Low value work — Alright, so I may have just taken planning to the whipping post, but I find planning is often most valuable when it looks a bit less at exactly what work will get done and more at ‘optimizing for the work not done’ (credit to my colleague Jeff for introducing me to this phrase). I helped one client coordinate across dozens of independent projects all focusing on the same social impact issue — they were spending millions of dollars on similar projects and missing out on economies of scale, shared learning across projects, and telling a big collective story about the impact they were having. At another client, there were no less than three large-scale eCommerce projects (and two were already in production) that were all seeking to sell the same product, with no coordination or sharing at all between the projects. Organizations that want to avoid these situations need to:

  • Do enough pre-work/planning to be clear with every team member on what is in and out of bounds
  • Keep communicating as the work proceeds
  • Hold everyone accountable to avoiding rework and double work

If planning and communications focus on optimizing the work not done, organizations can avoid a ton of work that ultimately doesn’t add/capture value (or the value isn’t aligned to the organization’s goals), find more opportunities to collaborate & work more efficiently, and ultimately capture higher value outcomes.

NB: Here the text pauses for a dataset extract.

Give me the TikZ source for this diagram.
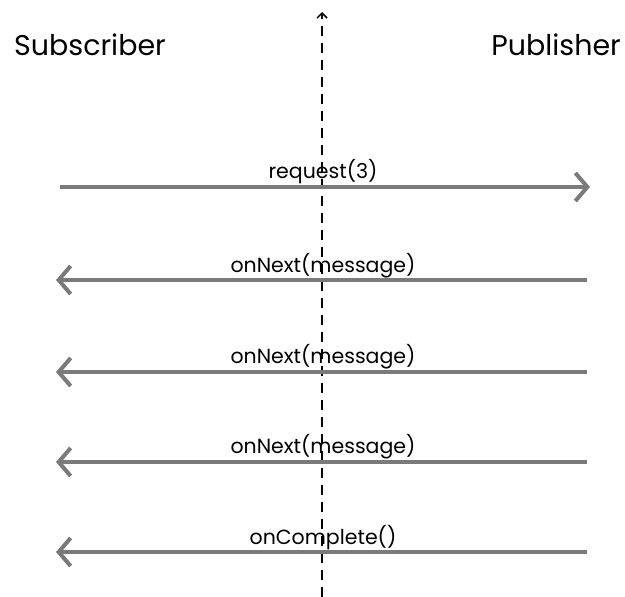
\documentclass[tikz,border=0pt]{standalone}
\usepackage{fontspec}
\setmainfont{Poppins}
\usetikzlibrary{arrows.meta}
\definecolor{msg}{HTML}{7A7A7A}
\tikzset{
  msgline/.style={draw=msg, line width=4pt, -{Straight Barb[length=12pt,width=28pt,line width=4pt]}},
  msglabel/.style={font=\fontsize{20.5}{24}\selectfont, inner sep=0pt, anchor=base},
  actor/.style={font=\fontsize{28.5}{34}\selectfont, inner sep=0pt, anchor=base},
  timeline/.style={draw=black, line width=1.6pt, dash pattern=on 10pt off 7pt, -{Straight Barb[length=5pt,width=10pt,line width=1.5pt]}}
}
\begin{document}
\begin{tikzpicture}[x=1pt,y=-1pt]
\useasboundingbox (0,0) rectangle (625,597);
\node[actor, anchor=base west] (sub) at (14,55) {Subscriber};
\node[actor, anchor=base east] (pub) at (621,55) {Publisher};
\coordinate (tb) at (322,597);
\coordinate (tt) at (322,12);
\draw[timeline] (tb) -- (tt);
\coordinate (l1) at (60,187); \coordinate (r1) at (590,187);
\coordinate (l2) at (56,280); \coordinate (r2) at (587,280);
\coordinate (l3) at (56,372); \coordinate (r3) at (587,372);
\coordinate (l4) at (56,462); \coordinate (r4) at (587,462);
\coordinate (l5) at (56,552); \coordinate (r5) at (587,552);
\draw[msgline] (l1) -- (r1);
\draw[msgline] (r2) -- (l2);
\draw[msgline] (r3) -- (l3);
\draw[msgline] (r4) -- (l4);
\draw[msgline] (r5) -- (l5);
\node[msglabel] (t1) at (323,178) {request(3)};
\node[msglabel] (t2) at (323,272) {onNext(message)};
\node[msglabel] (t3) at (323,363) {onNext(message)};
\node[msglabel] (t4) at (323,453) {onNext(message)};
\node[msglabel] (t5) at (323,544) {onComplete()};
\end{tikzpicture}
\end{document}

Status quo — anyone that’s confronted a stubborn naysayer will find this check useful. It’s often assumed that the status quo is free and/or minimally harmful. For example, I’ve heard talent initiatives (e.g., Teach for America or a HiPo leadership accelerator) criticized for putting underqualified people in roles, with the (often unspoken) assumption that without the program much more highly qualified people would be found and paid enough for it to be worth it to them to take the roles. In reality, it’s very hard to recruit highly talented people, and high need roles are often instead filled by ‘qualified’ people that don’t ultimately get the needed results or even do more harm than good. It’s also common, particularly at more traditional companies, for executives to balk at the expenses associated with innovation — and then watch while a start-up eats up a market where the incumbent company previously had stable dominance. Don’t compare innovations solely to the risk of failure in the effort — compare them to the risks of the other options, including the status quo. Question the assumption that that status quo is stable or that all its costs and risks are known.

What about you? I’m curious, how have you seen these examples play out? What other things have you noticed don’t get measured, yet can have a significant impact on getting results and reaching goals? How do you account for the things that aren’t being measured?